● Provided material
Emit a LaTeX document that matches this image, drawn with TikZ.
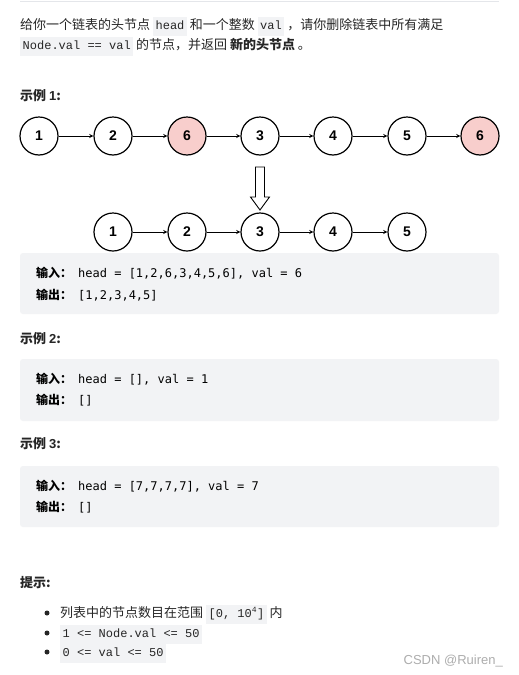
\documentclass[tikz,border=0pt]{standalone}
\usepackage{fontspec}
\setmainfont{Noto Sans CJK SC}
\newfontfamily\numfont{Liberation Sans}
\newfontfamily\boxmono{DejaVu Sans Mono}
\newfontfamily\inlinemono{Liberation Mono}
\newfontfamily\markfont{Liberation Sans}
\newfontfamily\cnfont{Noto Sans CJK SC}
\definecolor{textc}{HTML}{262626}
\definecolor{codebg}{HTML}{F2F3F5}
\definecolor{delfill}{HTML}{F8CECC}
\definecolor{rulec}{HTML}{E4E6EA}
\newcommand\icode[1]{{\setlength\fboxsep{2.5pt}\colorbox{codebg}{\inlinemono\fontsize{12}{14}\selectfont\strut #1}}}
\newcommand\lbl[1]{{\cnfont\bfseries #1}\hspace{6pt}}
\tikzset{
  txt/.style={anchor=base west, inner sep=0pt, text=textc, font=\fontsize{13}{16}\selectfont},
  boldtxt/.style={txt, font=\fontsize{13}{16}\selectfont\bfseries},
  listnode/.style={circle, draw, line width=1.2pt, minimum size=38pt, inner sep=0pt,
    font=\numfont\bfseries\fontsize{14}{16}\selectfont},
  delnode/.style={listnode, fill=delfill},
  codebox/.style={fill=codebg, rounded corners=3pt},
  codetxt/.style={anchor=base west, inner sep=0pt, text=black, font=\boxmono\fontsize{12}{14}\selectfont},
}
\begin{document}
\begin{tikzpicture}[x=1pt,y=-1pt]
  \useasboundingbox[fill=white] (0,0) rectangle (519,675);
  \draw[rulec, line width=0.8pt] (20,1.5) -- (499,1.5);
  % statement
  \node[txt] (intro1) at (20,29) {给你一个链表的头节点 \icode{head} 和一个整数 \icode{val} ，请你删除链表中所有满足};
  \node[txt] (intro2) at (20,49) {\icode{Node.val == val} 的节点，并返回 \textbf{新的头节点} 。};
  % example 1
  \node[boldtxt] (ex1) at (20,100) {示例 \textnormal{\numfont\bfseries 1}:};
  \node[listnode] (a1) at (39,136) {1};
  \node[listnode] (a2) at (113,136) {2};
  \node[delnode] (a3) at (187,136) {6};
  \node[listnode] (a4) at (260,136) {3};
  \node[listnode] (a5) at (333,136) {4};
  \node[listnode] (a6) at (407,136) {5};
  \node[delnode] (a7) at (480,136) {6};
  \node[listnode] (b1) at (113,232) {1};
  \node[listnode] (b2) at (187,232) {2};
  \node[listnode] (b3) at (260,232) {3};
  \node[listnode] (b4) at (333,232) {4};
  \node[listnode] (b5) at (407,232) {5};
  \begin{scope}[->, >=stealth, line width=0.9pt]
    \draw (a1) -- (a2);
    \draw (a2) -- (a3);
    \draw (a3) -- (a4);
    \draw (a4) -- (a5);
    \draw (a5) -- (a6);
    \draw (a6) -- (a7);
    \draw (b1) -- (b2);
    \draw (b2) -- (b3);
    \draw (b3) -- (b4);
    \draw (b4) -- (b5);
  \end{scope}
  % hollow arrow
  \draw[line width=0.9pt, fill=white] (255.5,167) -- (264.5,167) -- (264.5,197) -- (269.5,197)
    -- (260,210) -- (250.5,197) -- (255.5,197) -- cycle;
  \fill[codebox] (20,253) rectangle (499,314);
  \node[codetxt] (in1) at (36,277) {\lbl{输入：}head = [1,2,6,3,4,5,6], val = 6};
  \node[codetxt] (out1) at (36,299) {\lbl{输出：}[1,2,3,4,5]};
  % example 2
  \node[boldtxt] (ex2) at (20,343) {示例 \textnormal{\numfont\bfseries 2}:};
  \fill[codebox] (20,359) rectangle (499,421);
  \node[codetxt] (in2) at (36,383) {\lbl{输入：}head = [], val = 1};
  \node[codetxt] (out2) at (36,404) {\lbl{输出：}[]};
  % example 3
  \node[boldtxt] (ex3) at (20,448) {示例 \textnormal{\numfont\bfseries 3}:};
  \fill[codebox] (20,466) rectangle (499,527);
  \node[codetxt] (in3) at (36,490) {\lbl{输入：}head = [7,7,7,7], val = 7};
  \node[codetxt] (out3) at (36,511) {\lbl{输出：}[]};
  % hints
  \node[boldtxt] (hint) at (20,587) {提示:};
  \fill[textc] (47,613) circle (2.5pt);
  \fill[textc] (47,633) circle (2.5pt);
  \fill[textc] (47,652) circle (2.5pt);
  \node[txt] (h1) at (60,617) {列表中的节点数目在范围 \icode{[0, 10\textsuperscript{4}]} 内};
  \node[txt] (h2) at (60,637) {\icode{1 <= Node.val <= 50}};
  \node[txt] (h3) at (60,656) {\icode{0 <= val <= 50}};
  \node[anchor=base east, inner sep=0pt, text=black!32, font=\markfont\fontsize{13}{15}\selectfont] (mark) at (503,664) {CSDN @Ruiren\_};
\end{tikzpicture}
\end{document}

● Work to be completed
Your task is to repeat the data above exactly while excluding the pictures.

● Response below
Emit a LaTeX document that matches this image, drawn with TikZ.
\documentclass[tikz,border=0pt]{standalone}
\usepackage{fontspec}
\setmainfont{Noto Sans CJK SC}
\newfontfamily\numfont{Liberation Sans}
\newfontfamily\boxmono{DejaVu Sans Mono}
\newfontfamily\inlinemono{Liberation Mono}
\newfontfamily\markfont{Liberation Sans}
\newfontfamily\cnfont{Noto Sans CJK SC}
\definecolor{textc}{HTML}{262626}
\definecolor{codebg}{HTML}{F2F3F5}
\definecolor{delfill}{HTML}{F8CECC}
\definecolor{rulec}{HTML}{E4E6EA}
\newcommand\icode[1]{{\setlength\fboxsep{2.5pt}\colorbox{codebg}{\inlinemono\fontsize{12}{14}\selectfont\strut #1}}}
\newcommand\lbl[1]{{\cnfont\bfseries #1}\hspace{6pt}}
\tikzset{
  txt/.style={anchor=base west, inner sep=0pt, text=textc, font=\fontsize{13}{16}\selectfont},
  boldtxt/.style={txt, font=\fontsize{13}{16}\selectfont\bfseries},
  listnode/.style={circle, draw, line width=1.2pt, minimum size=38pt, inner sep=0pt,
    font=\numfont\bfseries\fontsize{14}{16}\selectfont},
  delnode/.style={listnode, fill=delfill},
  codebox/.style={fill=codebg, rounded corners=3pt},
  codetxt/.style={anchor=base west, inner sep=0pt, text=black, font=\boxmono\fontsize{12}{14}\selectfont},
}
\begin{document}
\begin{tikzpicture}[x=1pt,y=-1pt]
  \useasboundingbox[fill=white] (0,0) rectangle (519,675);
  \draw[rulec, line width=0.8pt] (20,1.5) -- (499,1.5);
  % statement
  \node[txt] (intro1) at (20,29) {给你一个链表的头节点 \icode{head} 和一个整数 \icode{val} ，请你删除链表中所有满足};
  \node[txt] (intro2) at (20,49) {\icode{Node.val == val} 的节点，并返回 \textbf{新的头节点} 。};
  % example 1
  \node[boldtxt] (ex1) at (20,100) {示例 \textnormal{\numfont\bfseries 1}:};
  \node[listnode] (a1) at (39,136) {1};
  \node[listnode] (a2) at (113,136) {2};
  \node[delnode] (a3) at (187,136) {6};
  \node[listnode] (a4) at (260,136) {3};
  \node[listnode] (a5) at (333,136) {4};
  \node[listnode] (a6) at (407,136) {5};
  \node[delnode] (a7) at (480,136) {6};
  \node[listnode] (b1) at (113,232) {1};
  \node[listnode] (b2) at (187,232) {2};
  \node[listnode] (b3) at (260,232) {3};
  \node[listnode] (b4) at (333,232) {4};
  \node[listnode] (b5) at (407,232) {5};
  \begin{scope}[->, >=stealth, line width=0.9pt]
    \draw (a1) -- (a2);
    \draw (a2) -- (a3);
    \draw (a3) -- (a4);
    \draw (a4) -- (a5);
    \draw (a5) -- (a6);
    \draw (a6) -- (a7);
    \draw (b1) -- (b2);
    \draw (b2) -- (b3);
    \draw (b3) -- (b4);
    \draw (b4) -- (b5);
  \end{scope}
  % hollow arrow
  \draw[line width=0.9pt, fill=white] (255.5,167) -- (264.5,167) -- (264.5,197) -- (269.5,197)
    -- (260,210) -- (250.5,197) -- (255.5,197) -- cycle;
  \fill[codebox] (20,253) rectangle (499,314);
  \node[codetxt] (in1) at (36,277) {\lbl{输入：}head = [1,2,6,3,4,5,6], val = 6};
  \node[codetxt] (out1) at (36,299) {\lbl{输出：}[1,2,3,4,5]};
  % example 2
  \node[boldtxt] (ex2) at (20,343) {示例 \textnormal{\numfont\bfseries 2}:};
  \fill[codebox] (20,359) rectangle (499,421);
  \node[codetxt] (in2) at (36,383) {\lbl{输入：}head = [], val = 1};
  \node[codetxt] (out2) at (36,404) {\lbl{输出：}[]};
  % example 3
  \node[boldtxt] (ex3) at (20,448) {示例 \textnormal{\numfont\bfseries 3}:};
  \fill[codebox] (20,466) rectangle (499,527);
  \node[codetxt] (in3) at (36,490) {\lbl{输入：}head = [7,7,7,7], val = 7};
  \node[codetxt] (out3) at (36,511) {\lbl{输出：}[]};
  % hints
  \node[boldtxt] (hint) at (20,587) {提示:};
  \fill[textc] (47,613) circle (2.5pt);
  \fill[textc] (47,633) circle (2.5pt);
  \fill[textc] (47,652) circle (2.5pt);
  \node[txt] (h1) at (60,617) {列表中的节点数目在范围 \icode{[0, 10\textsuperscript{4}]} 内};
  \node[txt] (h2) at (60,637) {\icode{1 <= Node.val <= 50}};
  \node[txt] (h3) at (60,656) {\icode{0 <= val <= 50}};
  \node[anchor=base east, inner sep=0pt, text=black!32, font=\markfont\fontsize{13}{15}\selectfont] (mark) at (503,664) {CSDN @Ruiren\_};
\end{tikzpicture}
\end{document}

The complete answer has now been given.